В статуте 1804 года были обещаны несостоятельным евреям, желающим стать земледельцами, казенные земли в ряде губерний, денежные ссуды на обзаведение и освобождение от податей в течение нескольких лет. Поселяне-изгнанники ухватились за это обещание, как за якорь спасения. В 1806 г. группы евреев из Могилевской губернии обратились к губернатору с просьбой переселить их в Новороссийский край для занятия хлебопашеством. Поверенные этих групп ездили в Петербург и, по указанию министра Кочубея, отправились в Херсонскую губернию для осмотра и выбора земли. Министр, по соглашению с херсонским губернатором, дюком Ришелье, решил отвести еврейским колонистам особые участки земли в тамошних степях и водворять их под надзором новороссийской «Опекунской (переселенческой) конторы». Не успели первые могилевские труппы приготовиться к переселению, как посыпались просьбы от многочисленных групп евреев из других губерний (Черниговской, Витебской, Подольской) о переселении их в новороссийские колонии. Число желающих достигло уже к концу 1806 г. полутора тысяч семейств, приблизительно в 7000 душ. Правительство смутилось: оно не было подготовлено к перемещению такого количества людей на казенный счет. В 1807 г. образовались первые колонии евреев-земледельцев на юге России: Бобровый Кут, Сейдеменуха, Израилевка (все в Херсонской губернии); в них поселилось около 300 семейств из 2000 душ.

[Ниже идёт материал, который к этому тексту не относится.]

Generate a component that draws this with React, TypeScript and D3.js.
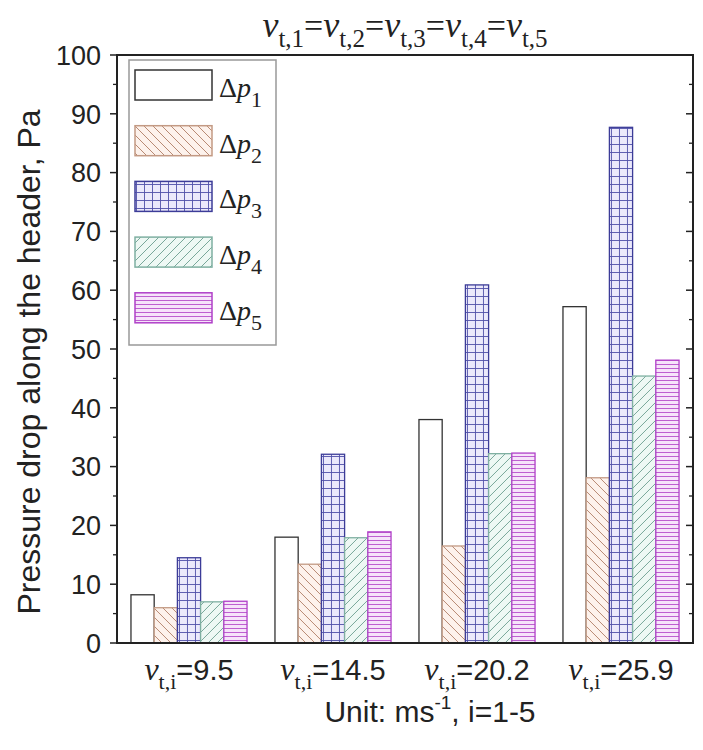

Масса желающих переселиться в колонии все возрастала. В течение всего 1808 года, времени усиленного выселения евреев из деревень, белорусские губернаторы осаждали министра внутренних дел просьбами — пустить в Новороссию возможно большее число еврейских семейств. Деревенских евреев, доносил витебский губернатор, «безвременно прогнали, разорили, ввергли в нищету; большая их часть лишена дневного пропитания и крова, а потому они в немалом количестве идут в Новороссию. Многие, в чаянии Переселиться в Новороссию, продали все свое имущество и неотступно просятся туда, хоть только для жительства». Но в то же время от Переселенческой конторы в Новороссии и от дюка Ришелье получались в Петербурге донесения о необходимости задержать поток переселения, ибо и первые партии колонистов с трудом устроились, а для новых нет ни изб, ни приспособлений. К началу 1810 г. в семи колониях Херсонской губернии пристроилось до 700 семейств, но столько же еще ждали устройства, скитались и бедствовали.